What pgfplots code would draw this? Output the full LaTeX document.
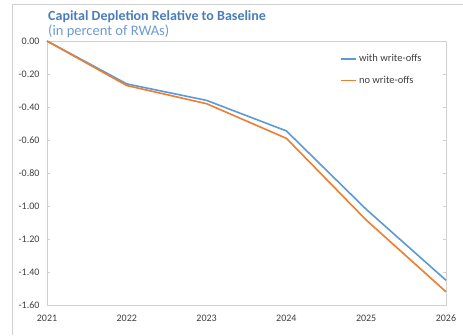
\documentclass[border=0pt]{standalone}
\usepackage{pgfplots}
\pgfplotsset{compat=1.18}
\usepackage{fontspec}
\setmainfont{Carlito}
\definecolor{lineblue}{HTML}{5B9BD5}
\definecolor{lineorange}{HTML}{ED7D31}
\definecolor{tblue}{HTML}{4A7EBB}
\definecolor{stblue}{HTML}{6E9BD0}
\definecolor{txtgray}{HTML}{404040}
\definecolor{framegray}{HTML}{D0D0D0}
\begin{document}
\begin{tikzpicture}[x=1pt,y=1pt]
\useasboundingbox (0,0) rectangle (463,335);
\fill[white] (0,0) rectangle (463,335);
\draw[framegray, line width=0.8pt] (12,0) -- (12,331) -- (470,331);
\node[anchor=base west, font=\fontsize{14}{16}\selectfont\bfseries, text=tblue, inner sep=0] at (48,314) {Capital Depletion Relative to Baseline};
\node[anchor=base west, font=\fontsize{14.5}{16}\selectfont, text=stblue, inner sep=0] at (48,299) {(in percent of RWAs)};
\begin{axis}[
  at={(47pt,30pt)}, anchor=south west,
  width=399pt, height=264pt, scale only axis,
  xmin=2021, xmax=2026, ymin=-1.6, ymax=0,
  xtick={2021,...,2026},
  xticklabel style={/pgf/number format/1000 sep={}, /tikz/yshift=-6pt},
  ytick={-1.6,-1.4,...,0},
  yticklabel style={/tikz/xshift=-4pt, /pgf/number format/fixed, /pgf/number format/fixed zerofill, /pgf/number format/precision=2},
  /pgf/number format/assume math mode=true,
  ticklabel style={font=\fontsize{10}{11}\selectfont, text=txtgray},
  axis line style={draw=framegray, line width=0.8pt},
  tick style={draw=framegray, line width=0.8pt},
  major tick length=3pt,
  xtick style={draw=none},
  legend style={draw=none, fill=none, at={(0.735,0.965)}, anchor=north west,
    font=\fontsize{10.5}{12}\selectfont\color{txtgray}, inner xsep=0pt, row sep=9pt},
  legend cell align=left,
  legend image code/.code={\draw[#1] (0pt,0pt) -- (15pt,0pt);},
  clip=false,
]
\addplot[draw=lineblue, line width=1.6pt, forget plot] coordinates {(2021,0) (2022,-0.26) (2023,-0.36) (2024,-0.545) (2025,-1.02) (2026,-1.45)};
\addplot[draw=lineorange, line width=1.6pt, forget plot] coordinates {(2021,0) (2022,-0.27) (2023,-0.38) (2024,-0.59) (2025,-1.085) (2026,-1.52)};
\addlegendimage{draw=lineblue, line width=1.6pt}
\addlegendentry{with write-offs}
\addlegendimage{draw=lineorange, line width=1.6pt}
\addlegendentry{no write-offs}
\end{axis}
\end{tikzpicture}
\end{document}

▶ TO DO: Keep every word of the data as it is when you write it out, but drop the pictures.

▶ ANSWER TO THIS EXERCISE:
What pgfplots code would draw this? Output the full LaTeX document.
\documentclass[border=0pt]{standalone}
\usepackage{pgfplots}
\pgfplotsset{compat=1.18}
\usepackage{fontspec}
\setmainfont{Carlito}
\definecolor{lineblue}{HTML}{5B9BD5}
\definecolor{lineorange}{HTML}{ED7D31}
\definecolor{tblue}{HTML}{4A7EBB}
\definecolor{stblue}{HTML}{6E9BD0}
\definecolor{txtgray}{HTML}{404040}
\definecolor{framegray}{HTML}{D0D0D0}
\begin{document}
\begin{tikzpicture}[x=1pt,y=1pt]
\useasboundingbox (0,0) rectangle (463,335);
\fill[white] (0,0) rectangle (463,335);
\draw[framegray, line width=0.8pt] (12,0) -- (12,331) -- (470,331);
\node[anchor=base west, font=\fontsize{14}{16}\selectfont\bfseries, text=tblue, inner sep=0] at (48,314) {Capital Depletion Relative to Baseline};
\node[anchor=base west, font=\fontsize{14.5}{16}\selectfont, text=stblue, inner sep=0] at (48,299) {(in percent of RWAs)};
\begin{axis}[
  at={(47pt,30pt)}, anchor=south west,
  width=399pt, height=264pt, scale only axis,
  xmin=2021, xmax=2026, ymin=-1.6, ymax=0,
  xtick={2021,...,2026},
  xticklabel style={/pgf/number format/1000 sep={}, /tikz/yshift=-6pt},
  ytick={-1.6,-1.4,...,0},
  yticklabel style={/tikz/xshift=-4pt, /pgf/number format/fixed, /pgf/number format/fixed zerofill, /pgf/number format/precision=2},
  /pgf/number format/assume math mode=true,
  ticklabel style={font=\fontsize{10}{11}\selectfont, text=txtgray},
  axis line style={draw=framegray, line width=0.8pt},
  tick style={draw=framegray, line width=0.8pt},
  major tick length=3pt,
  xtick style={draw=none},
  legend style={draw=none, fill=none, at={(0.735,0.965)}, anchor=north west,
    font=\fontsize{10.5}{12}\selectfont\color{txtgray}, inner xsep=0pt, row sep=9pt},
  legend cell align=left,
  legend image code/.code={\draw[#1] (0pt,0pt) -- (15pt,0pt);},
  clip=false,
]
\addplot[draw=lineblue, line width=1.6pt, forget plot] coordinates {(2021,0) (2022,-0.26) (2023,-0.36) (2024,-0.545) (2025,-1.02) (2026,-1.45)};
\addplot[draw=lineorange, line width=1.6pt, forget plot] coordinates {(2021,0) (2022,-0.27) (2023,-0.38) (2024,-0.59) (2025,-1.085) (2026,-1.52)};
\addlegendimage{draw=lineblue, line width=1.6pt}
\addlegendentry{with write-offs}
\addlegendimage{draw=lineorange, line width=1.6pt}
\addlegendentry{no write-offs}
\end{axis}
\end{tikzpicture}
\end{document}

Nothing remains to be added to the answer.